Extract exactly those lines that lie between the start of the material and the line with "const costTicks = [0, 0.1, 0.2, 0.3, 0.4, 0.5, 0.6];", including both boundary lines and no others.
═══ Given data ═══
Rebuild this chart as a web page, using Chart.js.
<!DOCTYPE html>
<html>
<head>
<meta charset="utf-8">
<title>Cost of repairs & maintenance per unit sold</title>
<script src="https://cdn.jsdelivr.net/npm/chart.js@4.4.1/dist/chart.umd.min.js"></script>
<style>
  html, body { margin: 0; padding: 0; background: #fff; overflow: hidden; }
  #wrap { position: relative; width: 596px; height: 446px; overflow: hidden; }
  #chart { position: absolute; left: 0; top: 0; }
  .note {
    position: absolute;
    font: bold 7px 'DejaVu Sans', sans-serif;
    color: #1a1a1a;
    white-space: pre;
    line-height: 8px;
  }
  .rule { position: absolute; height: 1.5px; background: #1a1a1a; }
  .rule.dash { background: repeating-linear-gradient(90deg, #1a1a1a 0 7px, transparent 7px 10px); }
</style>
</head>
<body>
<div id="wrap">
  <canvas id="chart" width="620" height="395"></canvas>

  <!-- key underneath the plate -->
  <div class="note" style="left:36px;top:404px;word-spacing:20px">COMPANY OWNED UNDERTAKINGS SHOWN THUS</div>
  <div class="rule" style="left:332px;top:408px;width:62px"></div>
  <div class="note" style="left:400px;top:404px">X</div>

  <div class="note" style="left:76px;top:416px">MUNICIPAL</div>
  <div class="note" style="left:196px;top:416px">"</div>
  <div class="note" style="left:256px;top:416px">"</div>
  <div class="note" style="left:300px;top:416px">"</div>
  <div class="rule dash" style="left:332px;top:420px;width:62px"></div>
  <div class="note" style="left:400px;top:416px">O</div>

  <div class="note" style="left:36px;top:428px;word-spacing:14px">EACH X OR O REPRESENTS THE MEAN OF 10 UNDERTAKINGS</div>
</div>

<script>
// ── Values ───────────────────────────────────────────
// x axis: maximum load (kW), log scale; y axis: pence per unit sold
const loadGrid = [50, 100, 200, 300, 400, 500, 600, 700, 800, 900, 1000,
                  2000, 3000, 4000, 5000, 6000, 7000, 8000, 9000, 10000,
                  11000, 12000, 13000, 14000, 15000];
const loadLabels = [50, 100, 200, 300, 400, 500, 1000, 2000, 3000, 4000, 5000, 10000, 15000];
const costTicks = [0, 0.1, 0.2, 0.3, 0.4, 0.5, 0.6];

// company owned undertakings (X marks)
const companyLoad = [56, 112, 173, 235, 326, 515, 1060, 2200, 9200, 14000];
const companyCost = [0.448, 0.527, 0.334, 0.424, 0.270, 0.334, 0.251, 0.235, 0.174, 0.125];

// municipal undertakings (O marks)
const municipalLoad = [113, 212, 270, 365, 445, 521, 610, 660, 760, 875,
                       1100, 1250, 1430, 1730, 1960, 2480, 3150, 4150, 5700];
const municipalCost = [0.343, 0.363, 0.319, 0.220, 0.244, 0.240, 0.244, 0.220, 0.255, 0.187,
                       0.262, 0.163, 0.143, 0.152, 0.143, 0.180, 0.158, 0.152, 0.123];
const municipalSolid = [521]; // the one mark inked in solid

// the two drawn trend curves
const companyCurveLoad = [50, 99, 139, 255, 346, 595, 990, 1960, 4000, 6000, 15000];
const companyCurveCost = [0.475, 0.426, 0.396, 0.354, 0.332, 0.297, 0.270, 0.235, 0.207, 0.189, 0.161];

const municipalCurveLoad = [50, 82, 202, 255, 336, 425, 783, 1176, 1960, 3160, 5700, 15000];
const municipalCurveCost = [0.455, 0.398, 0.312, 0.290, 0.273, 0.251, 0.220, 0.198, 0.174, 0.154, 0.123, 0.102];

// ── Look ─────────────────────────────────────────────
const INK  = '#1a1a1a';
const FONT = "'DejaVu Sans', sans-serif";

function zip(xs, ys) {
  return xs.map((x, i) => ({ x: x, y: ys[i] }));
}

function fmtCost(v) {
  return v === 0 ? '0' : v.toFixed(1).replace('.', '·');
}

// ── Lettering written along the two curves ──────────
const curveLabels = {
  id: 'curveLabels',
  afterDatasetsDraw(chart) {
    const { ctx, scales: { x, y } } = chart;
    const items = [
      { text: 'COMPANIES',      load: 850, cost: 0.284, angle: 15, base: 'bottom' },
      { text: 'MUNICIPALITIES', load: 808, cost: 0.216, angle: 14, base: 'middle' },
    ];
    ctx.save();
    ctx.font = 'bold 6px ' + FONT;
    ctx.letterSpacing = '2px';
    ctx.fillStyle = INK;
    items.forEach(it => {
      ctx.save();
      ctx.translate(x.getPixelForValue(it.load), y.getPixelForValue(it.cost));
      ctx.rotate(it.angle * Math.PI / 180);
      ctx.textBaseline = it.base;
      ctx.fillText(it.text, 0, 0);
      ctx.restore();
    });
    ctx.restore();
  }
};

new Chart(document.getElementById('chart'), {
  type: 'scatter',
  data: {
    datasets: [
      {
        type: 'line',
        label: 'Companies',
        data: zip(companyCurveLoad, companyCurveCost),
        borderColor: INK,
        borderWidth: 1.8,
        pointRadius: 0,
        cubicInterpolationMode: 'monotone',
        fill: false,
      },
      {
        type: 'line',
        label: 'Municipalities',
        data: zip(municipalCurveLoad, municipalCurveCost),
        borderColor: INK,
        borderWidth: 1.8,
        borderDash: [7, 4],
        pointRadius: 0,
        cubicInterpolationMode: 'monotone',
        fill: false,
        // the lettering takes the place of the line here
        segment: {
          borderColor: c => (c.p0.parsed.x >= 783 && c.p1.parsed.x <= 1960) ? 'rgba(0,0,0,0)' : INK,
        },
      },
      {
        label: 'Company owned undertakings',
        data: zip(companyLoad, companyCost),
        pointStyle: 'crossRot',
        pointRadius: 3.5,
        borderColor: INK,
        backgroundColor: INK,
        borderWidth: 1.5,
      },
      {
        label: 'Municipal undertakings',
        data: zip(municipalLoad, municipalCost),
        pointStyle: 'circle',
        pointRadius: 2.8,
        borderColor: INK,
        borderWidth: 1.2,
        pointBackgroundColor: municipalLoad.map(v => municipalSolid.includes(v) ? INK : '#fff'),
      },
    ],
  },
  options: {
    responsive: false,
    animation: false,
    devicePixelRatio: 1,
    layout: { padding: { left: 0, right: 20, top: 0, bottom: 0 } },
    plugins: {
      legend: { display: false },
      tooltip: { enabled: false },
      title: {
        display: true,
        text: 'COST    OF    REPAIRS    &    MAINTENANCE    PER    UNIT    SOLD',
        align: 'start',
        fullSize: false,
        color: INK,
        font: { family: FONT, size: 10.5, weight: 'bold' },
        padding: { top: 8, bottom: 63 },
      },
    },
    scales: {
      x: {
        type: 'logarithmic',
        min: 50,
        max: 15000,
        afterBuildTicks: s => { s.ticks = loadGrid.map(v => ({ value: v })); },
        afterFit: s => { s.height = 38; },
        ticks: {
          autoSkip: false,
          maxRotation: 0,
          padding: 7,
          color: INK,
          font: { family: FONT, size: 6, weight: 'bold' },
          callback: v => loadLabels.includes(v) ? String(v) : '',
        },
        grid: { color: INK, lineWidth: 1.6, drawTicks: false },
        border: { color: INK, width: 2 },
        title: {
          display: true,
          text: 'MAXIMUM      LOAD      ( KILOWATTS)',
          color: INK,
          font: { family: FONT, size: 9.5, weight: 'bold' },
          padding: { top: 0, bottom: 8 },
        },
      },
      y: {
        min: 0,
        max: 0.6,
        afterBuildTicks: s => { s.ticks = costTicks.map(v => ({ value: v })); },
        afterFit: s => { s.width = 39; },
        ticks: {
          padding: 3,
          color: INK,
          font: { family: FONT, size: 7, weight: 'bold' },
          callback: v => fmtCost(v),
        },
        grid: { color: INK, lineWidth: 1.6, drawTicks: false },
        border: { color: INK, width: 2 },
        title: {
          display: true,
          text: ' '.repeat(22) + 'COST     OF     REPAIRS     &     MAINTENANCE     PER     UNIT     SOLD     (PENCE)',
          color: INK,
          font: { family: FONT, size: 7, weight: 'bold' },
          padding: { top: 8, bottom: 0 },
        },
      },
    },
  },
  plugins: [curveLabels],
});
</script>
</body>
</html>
═══
Written solution:
Rebuild this chart as a web page, using Chart.js.
<!DOCTYPE html>
<html>
<head>
<meta charset="utf-8">
<title>Cost of repairs & maintenance per unit sold</title>
<script src="https://cdn.jsdelivr.net/npm/chart.js@4.4.1/dist/chart.umd.min.js"></script>
<style>
  html, body { margin: 0; padding: 0; background: #fff; overflow: hidden; }
  #wrap { position: relative; width: 596px; height: 446px; overflow: hidden; }
  #chart { position: absolute; left: 0; top: 0; }
  .note {
    position: absolute;
    font: bold 7px 'DejaVu Sans', sans-serif;
    color: #1a1a1a;
    white-space: pre;
    line-height: 8px;
  }
  .rule { position: absolute; height: 1.5px; background: #1a1a1a; }
  .rule.dash { background: repeating-linear-gradient(90deg, #1a1a1a 0 7px, transparent 7px 10px); }
</style>
</head>
<body>
<div id="wrap">
  <canvas id="chart" width="620" height="395"></canvas>

  <!-- key underneath the plate -->
  <div class="note" style="left:36px;top:404px;word-spacing:20px">COMPANY OWNED UNDERTAKINGS SHOWN THUS</div>
  <div class="rule" style="left:332px;top:408px;width:62px"></div>
  <div class="note" style="left:400px;top:404px">X</div>

  <div class="note" style="left:76px;top:416px">MUNICIPAL</div>
  <div class="note" style="left:196px;top:416px">"</div>
  <div class="note" style="left:256px;top:416px">"</div>
  <div class="note" style="left:300px;top:416px">"</div>
  <div class="rule dash" style="left:332px;top:420px;width:62px"></div>
  <div class="note" style="left:400px;top:416px">O</div>

  <div class="note" style="left:36px;top:428px;word-spacing:14px">EACH X OR O REPRESENTS THE MEAN OF 10 UNDERTAKINGS</div>
</div>

<script>
// ── Values ───────────────────────────────────────────
// x axis: maximum load (kW), log scale; y axis: pence per unit sold
const loadGrid = [50, 100, 200, 300, 400, 500, 600, 700, 800, 900, 1000,
                  2000, 3000, 4000, 5000, 6000, 7000, 8000, 9000, 10000,
                  11000, 12000, 13000, 14000, 15000];
const loadLabels = [50, 100, 200, 300, 400, 500, 1000, 2000, 3000, 4000, 5000, 10000, 15000];
const costTicks = [0, 0.1, 0.2, 0.3, 0.4, 0.5, 0.6];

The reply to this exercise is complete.